Crews say high temperatures, strong winds, and unpredictable humidity caused the fire to spread. Prompting the US Forest Service to expand evacuation warnings just south of Anderson Peak, extending to Dolan Canyon and bounded to the east by North Coast Ridge Road.
"Forecasted weather is what has caused us to expand the warning as just a precautionary measure," said Harrel.
And though it seems like a big jump in burnt acreage, keep in mind this is an evacuation warning, not order.
"You can think of it as ready set go. And right now, let's get ready. Let's think about what could happen. Let's make a plan I want to take this I want to make sure and take my important papers," said Harrel.
At 60% containment, fire crews are making progress, a tough job, but emotional support from curious tourists is motivation.
"If there's any consolation prize for Big Sur during the Soberanes Fire it's the amount of visitors watching the helicopters off the coast," said Reporter Matt Sizemore.

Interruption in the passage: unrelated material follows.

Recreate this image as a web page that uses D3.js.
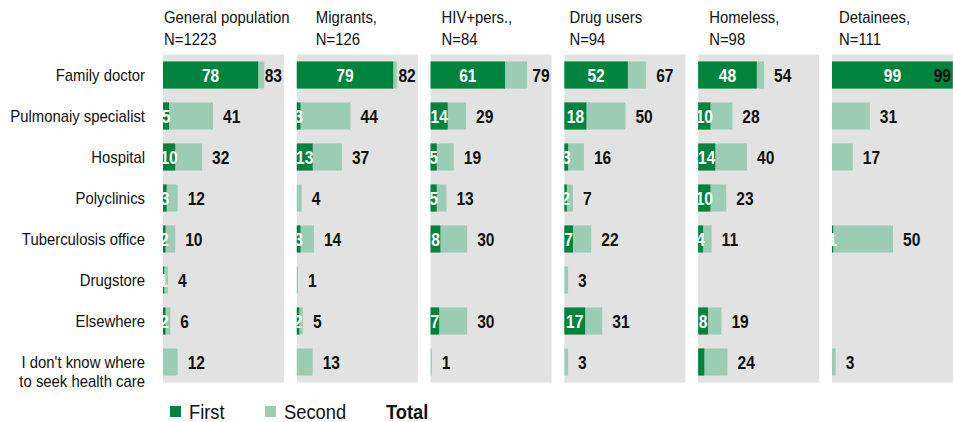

Not even a mile south of this famous restaurant on Highway One, people are stopping to watch helicopters up close as they pick up water at a dip station and head right back into the firefight. Tourists say they're grateful knowing their vacations are mostly unaffected by the fire.
"So far I haven't seen a hair of it, wouldn't of even known there was a fire but we were in a taxi last night and the taxi driver told us about this fire THAT sent you guys down here recently but aside from that we wouldn't of known. We haven't spotted it on the drive anyway, everything still looks very green instead of black, and that view still looks incredible," said London Native, Martin Baker.
"I'd say it's still quite beautiful, I mean you can't diminish the beauty, but we weren't able to stop at any of the parks, the national parks or state parks along the way because they're all closed because of the fire," said Atlanta Native Danielle Houret-Lam.